-- EXERCISE GOAL --
Pick out every line with the word "this" and copy it.

-- DATASET CONTENT --
________________________________________

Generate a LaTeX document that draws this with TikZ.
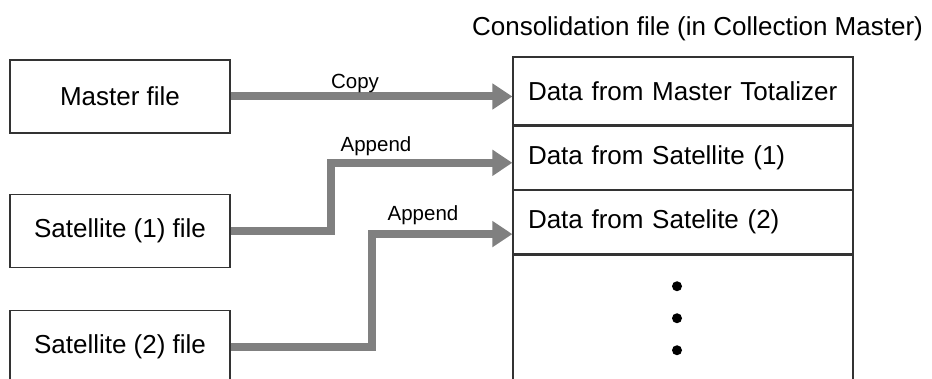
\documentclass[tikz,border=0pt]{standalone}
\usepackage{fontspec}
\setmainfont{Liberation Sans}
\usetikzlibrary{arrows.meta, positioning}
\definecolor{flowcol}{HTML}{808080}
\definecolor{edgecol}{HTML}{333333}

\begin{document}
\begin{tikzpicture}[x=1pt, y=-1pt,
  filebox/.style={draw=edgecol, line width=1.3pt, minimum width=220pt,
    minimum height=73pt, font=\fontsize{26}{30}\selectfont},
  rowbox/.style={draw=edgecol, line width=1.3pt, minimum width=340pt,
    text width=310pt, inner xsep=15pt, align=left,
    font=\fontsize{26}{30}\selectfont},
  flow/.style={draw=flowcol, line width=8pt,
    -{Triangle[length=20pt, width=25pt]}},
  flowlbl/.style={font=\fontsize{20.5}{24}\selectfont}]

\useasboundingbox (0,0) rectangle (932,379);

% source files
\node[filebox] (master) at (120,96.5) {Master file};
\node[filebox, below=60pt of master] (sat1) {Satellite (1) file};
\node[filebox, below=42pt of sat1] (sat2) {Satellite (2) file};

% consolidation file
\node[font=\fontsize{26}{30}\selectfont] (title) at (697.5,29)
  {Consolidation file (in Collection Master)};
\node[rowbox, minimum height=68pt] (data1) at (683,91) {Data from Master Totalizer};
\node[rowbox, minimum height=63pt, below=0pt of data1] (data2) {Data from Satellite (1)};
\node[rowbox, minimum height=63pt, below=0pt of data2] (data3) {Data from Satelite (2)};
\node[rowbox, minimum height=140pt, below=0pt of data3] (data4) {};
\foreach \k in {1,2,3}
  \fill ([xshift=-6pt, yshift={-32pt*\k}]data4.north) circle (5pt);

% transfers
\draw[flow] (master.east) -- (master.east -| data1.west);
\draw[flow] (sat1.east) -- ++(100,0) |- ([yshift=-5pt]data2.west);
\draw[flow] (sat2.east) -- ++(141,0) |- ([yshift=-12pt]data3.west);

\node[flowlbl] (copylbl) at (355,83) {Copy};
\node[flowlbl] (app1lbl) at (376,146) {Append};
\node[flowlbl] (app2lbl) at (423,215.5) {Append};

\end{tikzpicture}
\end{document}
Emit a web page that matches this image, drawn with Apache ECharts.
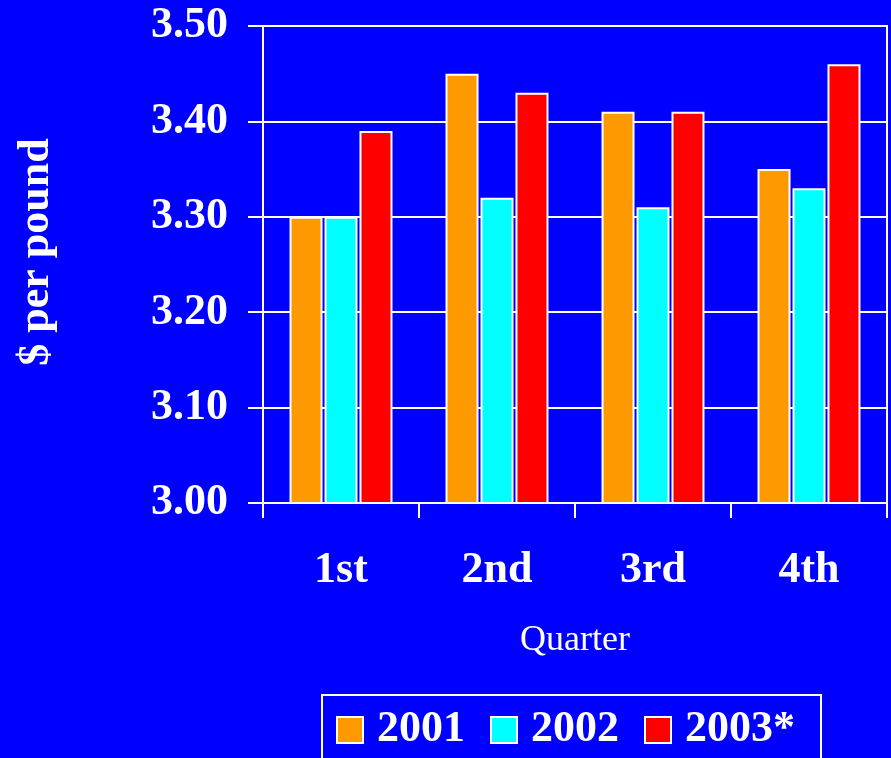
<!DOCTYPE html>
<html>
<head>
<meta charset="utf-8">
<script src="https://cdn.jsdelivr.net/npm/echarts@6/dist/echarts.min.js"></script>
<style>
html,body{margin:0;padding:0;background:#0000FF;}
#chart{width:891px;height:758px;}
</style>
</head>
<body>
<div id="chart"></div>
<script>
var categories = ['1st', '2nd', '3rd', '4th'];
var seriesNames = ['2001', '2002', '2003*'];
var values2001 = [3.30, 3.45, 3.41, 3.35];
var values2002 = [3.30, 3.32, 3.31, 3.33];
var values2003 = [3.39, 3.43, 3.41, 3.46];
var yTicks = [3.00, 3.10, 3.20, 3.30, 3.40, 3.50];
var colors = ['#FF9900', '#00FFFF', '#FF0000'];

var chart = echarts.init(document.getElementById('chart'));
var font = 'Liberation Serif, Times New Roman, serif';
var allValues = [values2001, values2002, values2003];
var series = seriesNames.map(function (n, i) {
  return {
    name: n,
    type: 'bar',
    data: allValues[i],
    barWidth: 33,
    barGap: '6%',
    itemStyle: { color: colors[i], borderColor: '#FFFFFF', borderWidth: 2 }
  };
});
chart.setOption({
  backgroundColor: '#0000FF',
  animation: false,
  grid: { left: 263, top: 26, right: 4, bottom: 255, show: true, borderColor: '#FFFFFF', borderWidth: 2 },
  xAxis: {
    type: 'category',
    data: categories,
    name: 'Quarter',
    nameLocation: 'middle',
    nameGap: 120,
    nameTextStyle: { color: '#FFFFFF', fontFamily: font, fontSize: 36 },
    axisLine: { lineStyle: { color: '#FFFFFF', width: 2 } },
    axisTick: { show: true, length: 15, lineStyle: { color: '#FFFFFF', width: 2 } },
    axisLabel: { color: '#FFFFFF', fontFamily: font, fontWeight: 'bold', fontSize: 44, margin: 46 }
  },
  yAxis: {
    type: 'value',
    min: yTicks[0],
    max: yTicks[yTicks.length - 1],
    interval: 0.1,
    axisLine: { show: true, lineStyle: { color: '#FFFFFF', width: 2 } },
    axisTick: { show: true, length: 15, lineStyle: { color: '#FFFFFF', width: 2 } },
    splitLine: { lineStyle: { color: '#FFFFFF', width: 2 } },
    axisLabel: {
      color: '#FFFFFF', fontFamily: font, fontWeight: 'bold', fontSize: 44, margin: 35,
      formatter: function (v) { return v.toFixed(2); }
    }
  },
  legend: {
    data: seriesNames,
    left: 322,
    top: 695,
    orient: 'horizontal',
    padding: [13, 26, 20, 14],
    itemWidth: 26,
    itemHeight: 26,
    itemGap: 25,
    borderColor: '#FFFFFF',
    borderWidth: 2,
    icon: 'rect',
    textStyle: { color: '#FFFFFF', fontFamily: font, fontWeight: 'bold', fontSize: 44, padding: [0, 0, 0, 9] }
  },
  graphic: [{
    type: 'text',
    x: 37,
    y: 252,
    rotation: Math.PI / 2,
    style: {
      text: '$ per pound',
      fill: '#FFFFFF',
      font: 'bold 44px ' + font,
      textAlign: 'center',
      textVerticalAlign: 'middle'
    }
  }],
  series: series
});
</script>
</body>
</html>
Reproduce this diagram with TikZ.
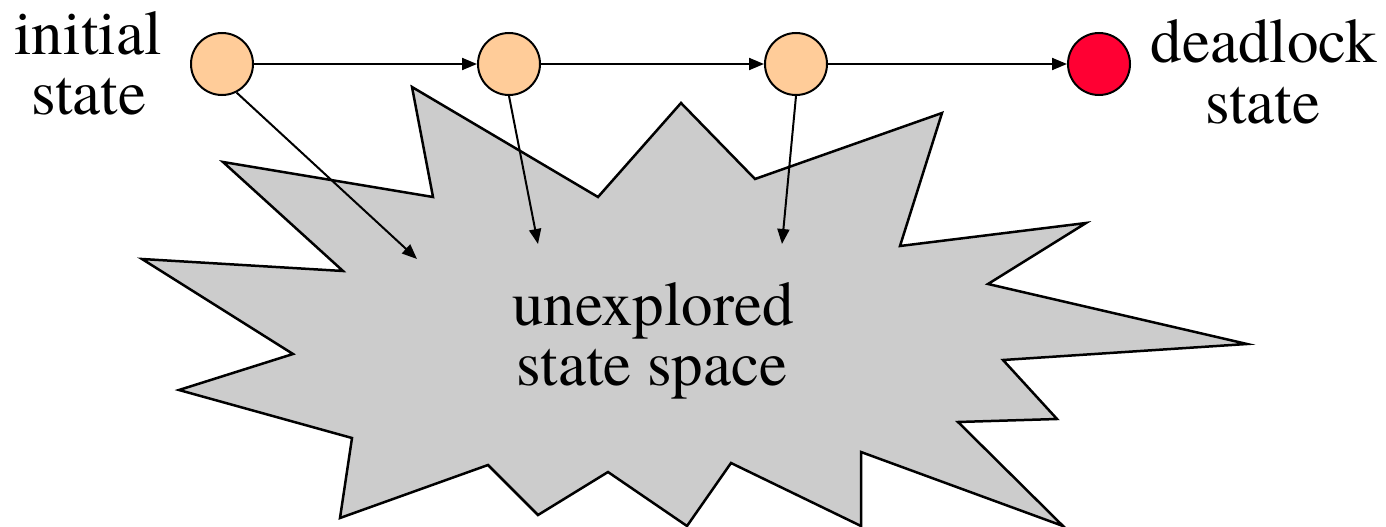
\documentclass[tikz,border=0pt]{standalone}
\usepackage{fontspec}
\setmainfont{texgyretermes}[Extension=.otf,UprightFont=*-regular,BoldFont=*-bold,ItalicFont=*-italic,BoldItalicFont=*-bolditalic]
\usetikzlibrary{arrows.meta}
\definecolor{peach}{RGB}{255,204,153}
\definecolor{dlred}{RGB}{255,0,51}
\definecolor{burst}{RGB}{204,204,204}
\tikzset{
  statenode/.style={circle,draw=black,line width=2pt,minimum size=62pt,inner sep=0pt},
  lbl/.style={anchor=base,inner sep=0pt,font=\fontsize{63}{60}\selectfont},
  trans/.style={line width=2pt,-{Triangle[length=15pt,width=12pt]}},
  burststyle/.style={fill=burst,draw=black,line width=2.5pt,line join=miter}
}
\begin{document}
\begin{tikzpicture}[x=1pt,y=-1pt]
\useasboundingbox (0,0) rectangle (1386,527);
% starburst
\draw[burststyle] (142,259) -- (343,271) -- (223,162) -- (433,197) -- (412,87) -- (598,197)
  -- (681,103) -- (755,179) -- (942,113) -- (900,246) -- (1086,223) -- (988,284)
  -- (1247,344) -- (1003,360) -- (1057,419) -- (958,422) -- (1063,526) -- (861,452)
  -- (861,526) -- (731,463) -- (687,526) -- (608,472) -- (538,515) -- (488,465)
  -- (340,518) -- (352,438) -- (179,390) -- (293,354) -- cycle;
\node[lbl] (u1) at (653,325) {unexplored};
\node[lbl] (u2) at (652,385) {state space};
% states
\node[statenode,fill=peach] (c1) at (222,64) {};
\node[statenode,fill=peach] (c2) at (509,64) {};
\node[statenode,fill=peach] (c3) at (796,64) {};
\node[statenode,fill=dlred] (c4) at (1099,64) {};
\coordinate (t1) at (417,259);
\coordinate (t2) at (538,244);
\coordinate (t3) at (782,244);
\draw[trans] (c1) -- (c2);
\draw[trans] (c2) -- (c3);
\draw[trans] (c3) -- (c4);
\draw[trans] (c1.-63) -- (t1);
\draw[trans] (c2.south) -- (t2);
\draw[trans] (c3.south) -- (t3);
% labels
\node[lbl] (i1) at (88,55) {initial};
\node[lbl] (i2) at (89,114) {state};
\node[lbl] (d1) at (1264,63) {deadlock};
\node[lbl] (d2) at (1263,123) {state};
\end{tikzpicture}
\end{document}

________________________________________

-- COMPLETE ANSWER --
Generate a LaTeX document that draws this with TikZ.
Emit a web page that matches this image, drawn with Apache ECharts.
Reproduce this diagram with TikZ.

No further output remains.